Below are the records. Retype, exactly, the lines from the first through the line with "const seRunout = [0, 0, 0, 0, 0, 0, 1];", and leave out the pictures.
----
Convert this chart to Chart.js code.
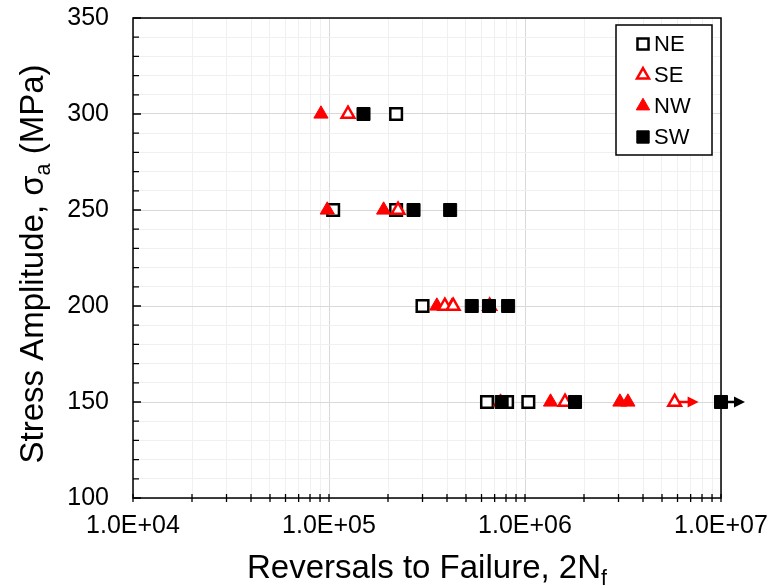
<!DOCTYPE html>
<html>
<head>
<meta charset="utf-8">
<script src="https://cdn.jsdelivr.net/npm/chart.js@4.4.1/dist/chart.umd.min.js"></script>
<style>
  html, body { margin: 0; padding: 0; background: #fff; }
  #wrap { width: 771px; height: 588px; }
</style>
</head>
<body>
<div id="wrap"><canvas id="chart"></canvas></div>
<script>
// Data (x = reversals to failure, y = stress amplitude)
const neX = [2.2e5, 1.05e5, 2.2e5, 3.0e5, 6.4e5, 8.1e5, 1.04e6];
const neY = [300, 250, 250, 200, 150, 150, 150];
const neRunout = [0, 0, 0, 0, 0, 0, 0];

const seX = [1.25e5, 2.25e5, 3.9e5, 4.3e5, 6.6e5, 1.6e6, 5.8e6];
const seY = [300, 250, 200, 200, 200, 150, 150];
const seRunout = [0, 0, 0, 0, 0, 0, 1];

const nwX = [9.1e4, 9.8e4, 1.9e5, 3.55e5, 4.25e5, 7.5e5, 1.35e6, 3.05e6, 3.35e6];
const nwY = [300, 250, 250, 200, 200, 150, 150, 150, 150];
const nwRunout = [0, 0, 0, 0, 0, 0, 0, 0, 0];

const swX = [1.5e5, 2.7e5, 4.15e5, 5.35e5, 6.55e5, 8.2e5, 7.6e5, 1.8e6, 1.0e7];
const swY = [300, 250, 250, 200, 200, 200, 150, 150, 150];
const swRunout = [0, 0, 0, 0, 0, 0, 0, 0, 1];

const xMajorTicks = [1e4, 1e5, 1e6, 1e7];
const xMajorLabels = ['1.0E+04', '1.0E+05', '1.0E+06', '1.0E+07'];
const yMajorTicks = [100, 150, 200, 250, 300, 350];

const toPoints = (xs, ys) => xs.map((x, i) => ({ x: x, y: ys[i] }));

// all x ticks: 1..9 in every decade
const xTicks = [];
xMajorTicks.forEach((d, k) => {
  if (k === xMajorTicks.length - 1) { xTicks.push(d); return; }
  for (let m = 1; m <= 9; m++) xTicks.push(m * d);
});

const FONT = "'Liberation Sans', Arial, sans-serif";

// arrows for run-out specimens
const arrowPlugin = {
  id: 'runoutArrows',
  beforeDatasetsDraw(chart) {
    const ctx = chart.ctx;
    chart.data.datasets.forEach((ds, di) => {
      if (!ds.runout) return;
      const meta = chart.getDatasetMeta(di);
      ds.runout.forEach((r, i) => {
        if (!r) return;
        const p = meta.data[i];
        ctx.save();
        ctx.strokeStyle = ds.arrowColor;
        ctx.fillStyle = ds.arrowColor;
        ctx.lineWidth = 2.5;
        ctx.beginPath();
        ctx.moveTo(p.x, p.y);
        ctx.lineTo(p.x + 15, p.y);
        ctx.stroke();
        ctx.beginPath();
        ctx.moveTo(p.x + 24, p.y);
        ctx.lineTo(p.x + 13, p.y - 5.5);
        ctx.lineTo(p.x + 13, p.y + 5.5);
        ctx.closePath();
        ctx.fill();
        ctx.restore();
      });
    });
  }
};

// frame, inside ticks, titles and legend
const framePlugin = {
  id: 'frame',
  afterDatasetsDraw(chart) {
    const ctx = chart.ctx;
    const a = chart.chartArea;
    const xs = chart.scales.x, ys = chart.scales.y;
    ctx.save();
    ctx.strokeStyle = '#000';
    ctx.lineWidth = 1.5;
    ctx.strokeRect(a.left, a.top, a.right - a.left, a.bottom - a.top);

    ctx.lineWidth = 1.3;
    ctx.beginPath();
    for (let v = 100; v <= 350; v += 10) {
      const py = ys.getPixelForValue(v);
      const len = v % 50 === 0 ? 8 : 6;
      ctx.moveTo(a.left, py);
      ctx.lineTo(a.left + len, py);
    }
    xTicks.forEach(v => {
      const px = xs.getPixelForValue(v);
      ctx.moveTo(px, a.bottom - 4);
      ctx.lineTo(px, a.bottom + 4);
    });
    ctx.stroke();
    ctx.restore();
  },
  afterDraw(chart) {
    const ctx = chart.ctx;
    const a = chart.chartArea;

    function drawParts(parts, size) {
      let w = 0;
      parts.forEach(p => {
        ctx.font = (p.sub ? size * 0.65 : size) + 'px ' + FONT;
        p.w = ctx.measureText(p.t).width;
        w += p.w;
      });
      let x = -w / 2;
      parts.forEach(p => {
        ctx.font = (p.sub ? size * 0.65 : size) + 'px ' + FONT;
        ctx.fillText(p.t, x, p.sub ? size * 0.22 : 0);
        x += p.w;
      });
    }

    ctx.save();
    ctx.fillStyle = '#000';
    ctx.textBaseline = 'alphabetic';
    ctx.textAlign = 'left';
    ctx.translate((a.left + a.right) / 2, 578);
    drawParts([{ t: 'Reversals to Failure, 2N' }, { t: 'f', sub: true }], 33);
    ctx.restore();

    ctx.save();
    ctx.fillStyle = '#000';
    ctx.textAlign = 'left';
    ctx.translate(43, 264);
    ctx.rotate(-Math.PI / 2);
    drawParts([{ t: 'Stress Amplitude, σ' }, { t: 'a', sub: true }, { t: ' (MPa)' }], 33);
    ctx.restore();

    // legend box
    const lx = 616, ly = 25, lw = 96, lh = 130;
    ctx.save();
    ctx.fillStyle = '#fff';
    ctx.fillRect(lx, ly, lw, lh);
    ctx.strokeStyle = '#000';
    ctx.lineWidth = 1.5;
    ctx.strokeRect(lx, ly, lw, lh);
    const order = ['NE', 'SE', 'NW', 'SW'];
    order.forEach((name, i) => {
      const ds = chart.data.datasets.find(d => d.label === name);
      const cy = ly + 19 + i * 31;
      ctx.fillStyle = ds.pointBackgroundColor;
      ctx.strokeStyle = ds.pointBorderColor;
      ctx.lineWidth = ds.pointBorderWidth;
      Chart.helpers.drawPoint(ctx, {
        pointStyle: ds.pointStyle,
        radius: ds.pointRadius * 0.95,
        rotation: 0,
        borderWidth: ds.pointBorderWidth
      }, lx + 27, cy);
      ctx.fillStyle = '#000';
      ctx.font = '22px ' + FONT;
      ctx.textBaseline = 'middle';
      ctx.fillText(name, lx + 38, cy + 1);
    });
    ctx.restore();
  }
};

const makeSet = (label, xs, ys, runout, style, fill, border, bw, radius, order) => ({
  label: label,
  data: toPoints(xs, ys),
  runout: runout,
  arrowColor: border,
  pointStyle: style,
  pointRadius: radius,
  pointHoverRadius: radius,
  pointBackgroundColor: fill,
  pointBorderColor: border,
  pointBorderWidth: bw,
  showLine: false,
  clip: false,
  order: order
});

new Chart(document.getElementById('chart'), {
  type: 'scatter',
  data: {
    datasets: [
      makeSet('NE', neX, neY, neRunout, 'rect', '#ffffff', '#000000', 2.5, 8.2, 4),
      makeSet('SE', seX, seY, seRunout, 'triangle', '#ffffff', '#ff0000', 2.5, 7.3, 2),
      makeSet('NW', nwX, nwY, nwRunout, 'triangle', '#ff0000', '#ff0000', 1, 8.2, 3),
      makeSet('SW', swX, swY, swRunout, 'rect', '#000000', '#000000', 1, 9.2, 1)
    ]
  },
  options: {
    responsive: true,
    maintainAspectRatio: false,
    animation: false,
    layout: { padding: { top: 18, right: 50, left: 0, bottom: 0 } },
    plugins: {
      legend: { display: false },
      tooltip: { enabled: false }
    },
    scales: {
      x: {
        type: 'logarithmic',
        min: 1e4,
        max: 1e7,
        afterBuildTicks: s => { s.ticks = xTicks.map(v => ({ value: v })); },
        afterFit: s => { s.height = 90; s.paddingLeft = 0; s.paddingRight = 0; },
        ticks: {
          autoSkip: false,
          maxRotation: 0,
          padding: 13,
          color: '#000',
          font: { family: FONT, size: 25 },
          callback: v => {
            const k = xMajorTicks.indexOf(v);
            return k >= 0 ? xMajorLabels[k] : '';
          }
        },
        grid: {
          drawTicks: false,
          color: c => xMajorTicks.includes(c.tick.value) ? '#d9d9d9' : '#f0f0f0',
          lineWidth: 1
        },
        border: { display: false }
      },
      y: {
        min: 100,
        max: 350,
        afterFit: s => { s.width = 133; s.paddingTop = 0; s.paddingBottom = 0; },
        ticks: {
          stepSize: 10,
          autoSkip: false,
          padding: 24,
          color: '#000',
          font: { family: FONT, size: 25 },
          callback: v => yMajorTicks.includes(v) ? String(v) : ''
        },
        grid: {
          drawTicks: false,
          color: c => yMajorTicks.includes(c.tick.value) ? '#d9d9d9' : '#f0f0f0',
          lineWidth: 1
        },
        border: { display: false }
      }
    }
  },
  plugins: [arrowPlugin, framePlugin]
});
</script>
</body>
</html>
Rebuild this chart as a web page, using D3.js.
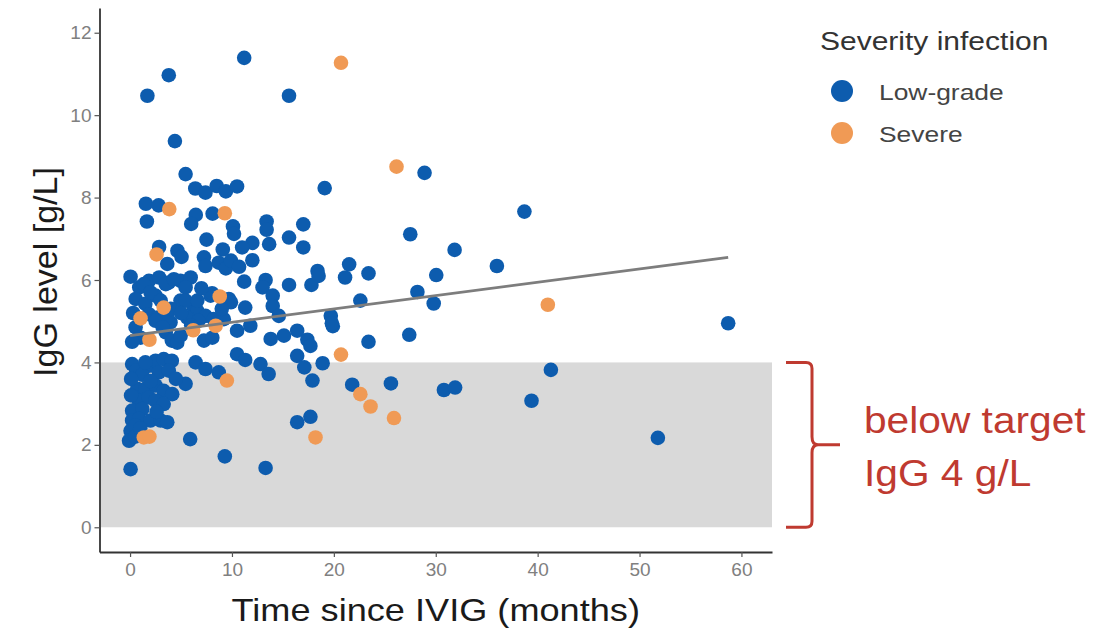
<!DOCTYPE html>
<html><head><meta charset="utf-8">
<script src="https://cdn.jsdelivr.net/npm/d3@7"></script>
<style>body{margin:0;background:#fff}</style>
</head><body>
<svg id="c" width="1117" height="632"></svg>
<script>
// ---- data (x = months since IVIG, y = IgG g/L) ----
const lowGrade = [
[11.2,11.39],[3.8,10.97],[1.7,10.47],[15.6,10.47],[4.4,9.37],[5.45,8.57],[28.9,8.6],
[6.4,8.22],[7.4,8.12],[8.5,8.28],[9.4,8.15],[10.5,8.27],[19.1,8.23],
[1.55,7.85],[2.8,7.81],[1.65,7.42],[6.45,7.58],[6.0,7.36],[8.1,7.61],[10.1,7.3],[10.2,7.12],[13.4,7.42],[13.4,7.22],[17.0,7.35],[27.5,7.11],[38.7,7.66],
[7.5,6.98],[15.6,7.03],[17.0,6.79],[13.65,6.87],[12.0,6.9],[11.0,6.79],[9.1,6.74],[2.85,6.8],[4.65,6.71],[5.05,6.56],[3.65,6.39],[7.25,6.55],[7.4,6.34],[8.7,6.42],[9.4,6.28],[9.9,6.47],[12.0,6.48],[10.7,6.32],[18.4,6.22],[21.5,6.38],[21.1,6.06],[23.4,6.16],[30.05,6.12],[31.85,6.73],[36.0,6.34],
[0.05,6.08],[0.9,5.82],[0.55,5.54],[1.85,5.98],[2.85,6.06],[3.8,5.94],[4.95,5.98],[5.95,6.06],[5.45,5.82],[2.5,5.62],[1.5,5.42],[4.95,5.5],[6.25,5.33],[7.9,5.62],[9.7,5.54],[11.2,5.96],[13.3,6.0],[13.0,5.82],[14.0,5.62],[15.6,5.88],[17.8,5.88],[18.5,6.1],[22.6,5.5],[9.9,5.46],[11.3,5.33],[14.0,5.37],[14.6,5.13],[19.7,5.13],[19.9,4.88],[28.2,5.71],[29.8,5.43],[27.4,4.67],[58.7,4.95],
[1.35,5.9],[2.0,5.7],[3.5,5.9],[4.3,6.02],[5.45,5.5],[6.6,5.25],[7.4,5.13],[8.2,5.05],[9.2,5.05],[8.05,5.68],[6.6,5.5],[1.85,5.17],[2.67,5.09],[3.97,4.97],[3.65,5.09],[5.6,5.09],[6.7,5.01],[0.54,4.85],[1.03,4.6],
[3.5,4.73],[4.1,4.53],[4.63,4.48],[4.96,4.65],[7.25,4.53],[8.07,4.6],[2.5,5.01],[3.2,4.85],[10.5,4.77],[11.8,4.89],[13.8,4.57],[15.1,4.65],[16.4,4.77],[17.4,4.55],[17.7,4.40],[19.8,4.95],[23.4,4.5],[0.3,5.2],[0.2,4.5],[7.0,5.8],[4.0,5.3],[6.0,4.9],[9.0,5.3],[5.0,5.2],[3.0,5.5],
[10.5,4.2],[11.3,4.06],[12.8,3.96],[13.6,3.72],[16.4,4.16],[17.1,3.88],[18.9,3.98],[17.9,3.56],[21.8,3.46],[25.6,3.49],[30.8,3.33],[31.9,3.39],[41.3,3.82],[39.4,3.07],[51.8,2.17],[16.4,2.55],[17.7,2.68],[13.3,1.44],[9.3,1.72],[5.9,2.14],[0.05,1.41],
[6.43,4.0],[7.4,3.84],[8.7,3.76],[5.45,3.48],
[0.2,3.96],[0.6,3.8],[1.85,3.92],[2.5,4.04],[3.3,4.08],[4.1,4.04],[2.83,3.76],[3.8,3.8],[1.2,3.7],[0.7,3.36],[1.5,3.36],[2.5,3.44],[3.3,3.31],[4.14,3.23],[0.87,3.07],[1.85,3.15],[0.2,2.83],[1.2,2.87],[2.5,3.07],[3.3,2.99],[0.2,2.59],[0.87,2.63],[2.0,2.59],[3.0,2.59],[3.65,2.55],[0.05,2.34],[0.54,2.47],[-0.1,2.1],[0.5,2.2],[1.0,2.4],[2.6,2.8],[4.5,3.6],[0.1,3.2],[0.1,3.6],[1.5,4.0],[2.0,3.55]
];
const severe = [
[20.7,11.27],[26.15,8.75],[3.85,7.72],[9.3,7.62],[2.6,6.62],[8.8,5.6],[3.3,5.33],[1.03,5.07],[1.9,4.55],[6.2,4.78],[8.4,4.89],[20.7,4.19],[41.0,5.40],[9.5,3.56],[22.6,3.23],[23.6,2.93],[25.9,2.65],[18.2,2.18],[1.35,2.18],[1.9,2.2]
];
const xTicks = [0,10,20,30,40,50,60];
const yTicks = [0,2,4,6,8,10,12];
const trendX = [0, 58.7];
const trendY = [4.65, 6.55];
const targetBand = [0, 4];
const legendLabels = ["Low-grade","Severe"];
const legendTitle = "Severity infection";
const xTitle = "Time since IVIG (months)";
const yTitle = "IgG level [g/L]";
const noteLines = ["below target","IgG 4 g/L"];

// ---- drawing ----
const font = "'Liberation Sans', Arial, Helvetica, sans-serif";
const svg = d3.select("#c");
const x = d3.scaleLinear().domain([-3,63]).range([99.5,772]);
const y = d3.scaleLinear().domain([-0.6,12.6]).range([552,8]);
const color = d3.scaleOrdinal().domain(legendLabels).range(["#0d5cae","#f09a55"]);

// target band
svg.append("rect")
  .attr("x", x.range()[0]+1.5).attr("y", y(targetBand[1]))
  .attr("width", x.range()[1]-x.range()[0]-1.5).attr("height", y(targetBand[0])-y(targetBand[1]))
  .attr("fill","#d9d9d9");

// axes
const yAxis = svg.append("g").attr("transform",`translate(${x.range()[0]},0)`)
  .call(d3.axisLeft(y).tickValues(yTicks).tickSize(5).tickSizeOuter(0).tickPadding(3));
const xAxis = svg.append("g").attr("transform",`translate(0,${y.range()[0]})`)
  .call(d3.axisBottom(x).tickValues(xTicks).tickSize(5).tickSizeOuter(0).tickPadding(6));
[xAxis,yAxis].forEach(g=>{
  g.select(".domain").attr("stroke","#333").attr("stroke-width",1.8);
  g.selectAll(".tick line").attr("stroke","#555").attr("stroke-width",1.2);
  g.selectAll(".tick text").attr("fill","#808080").style("font-family",font).style("font-size","19px");
});

// points
const pts = lowGrade.map(d=>({x:d[0],y:d[1],g:legendLabels[0]}))
  .concat(severe.map(d=>({x:d[0],y:d[1],g:legendLabels[1]})));
svg.append("g").selectAll("circle").data(pts).join("circle")
  .attr("cx",d=>x(d.x)).attr("cy",d=>y(d.y)).attr("r",7.3)
  .attr("fill",d=>color(d.g));

// trend line
svg.append("path")
  .datum(trendX.map((v,i)=>[v,trendY[i]]))
  .attr("d", d3.line().x(d=>x(d[0])).y(d=>y(d[1])))
  .attr("fill","none").attr("stroke","#7d7d7d").attr("stroke-width",2.8);

// axis titles
svg.append("text").attr("transform",`translate(${(x.range()[0]+x.range()[1])/2},621) scale(1.13,1)`)
  .attr("text-anchor","middle").style("font-family",font).style("font-size","32px").attr("fill","#1a1a1a").text(xTitle);
svg.append("text").attr("transform",`translate(57,272) rotate(-90)`)
  .attr("text-anchor","middle").style("font-family",font).style("font-size","34px").attr("fill","#1a1a1a").text(yTitle);

// legend
svg.append("text").attr("transform","translate(820,50) scale(1.2,1)")
  .style("font-family",font).style("font-size","25px").attr("fill","#333").text(legendTitle);
legendLabels.forEach((lab,i)=>{
  const cy = 91 + i*42;
  svg.append("circle").attr("cx",842).attr("cy",cy).attr("r",11).attr("fill",color(lab));
  svg.append("text").attr("transform",`translate(879,${cy+9}) scale(1.2,1)`)
    .style("font-family",font).style("font-size","22px").attr("fill","#444").text(lab);
});

// bracket + annotation
const red = "#bf3a30";
const yt = y(targetBand[1]), yb = y(targetBand[0]), ym = (yt+yb)/2;
const bx = 812;
svg.append("path")
  .attr("d",`M786,${yt} H${bx-6} Q${bx},${yt} ${bx},${yt+6} V${ym-8} Q${bx},${ym} ${bx+6},${ym} H840 M${bx+6},${ym} Q${bx},${ym} ${bx},${ym+8} V${yb-6} Q${bx},${yb} ${bx-6},${yb} H786`)
  .attr("fill","none").attr("stroke",red).attr("stroke-width",3);
noteLines.forEach((t,i)=>{
  svg.append("text").attr("transform",`translate(864,${433+i*53}) scale(1.13,1)`)
    .style("font-family",font).style("font-size","36px").attr("fill",red).text(t);
});
</script>
</body></html>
----
> **RESPONSE BELOW**:
Convert this chart to Chart.js code.
<!DOCTYPE html>
<html>
<head>
<meta charset="utf-8">
<script src="https://cdn.jsdelivr.net/npm/chart.js@4.4.1/dist/chart.umd.min.js"></script>
<style>
  html, body { margin: 0; padding: 0; background: #fff; }
  #wrap { width: 771px; height: 588px; }
</style>
</head>
<body>
<div id="wrap"><canvas id="chart"></canvas></div>
<script>
// Data (x = reversals to failure, y = stress amplitude)
const neX = [2.2e5, 1.05e5, 2.2e5, 3.0e5, 6.4e5, 8.1e5, 1.04e6];
const neY = [300, 250, 250, 200, 150, 150, 150];
const neRunout = [0, 0, 0, 0, 0, 0, 0];

const seX = [1.25e5, 2.25e5, 3.9e5, 4.3e5, 6.6e5, 1.6e6, 5.8e6];
const seY = [300, 250, 200, 200, 200, 150, 150];
const seRunout = [0, 0, 0, 0, 0, 0, 1];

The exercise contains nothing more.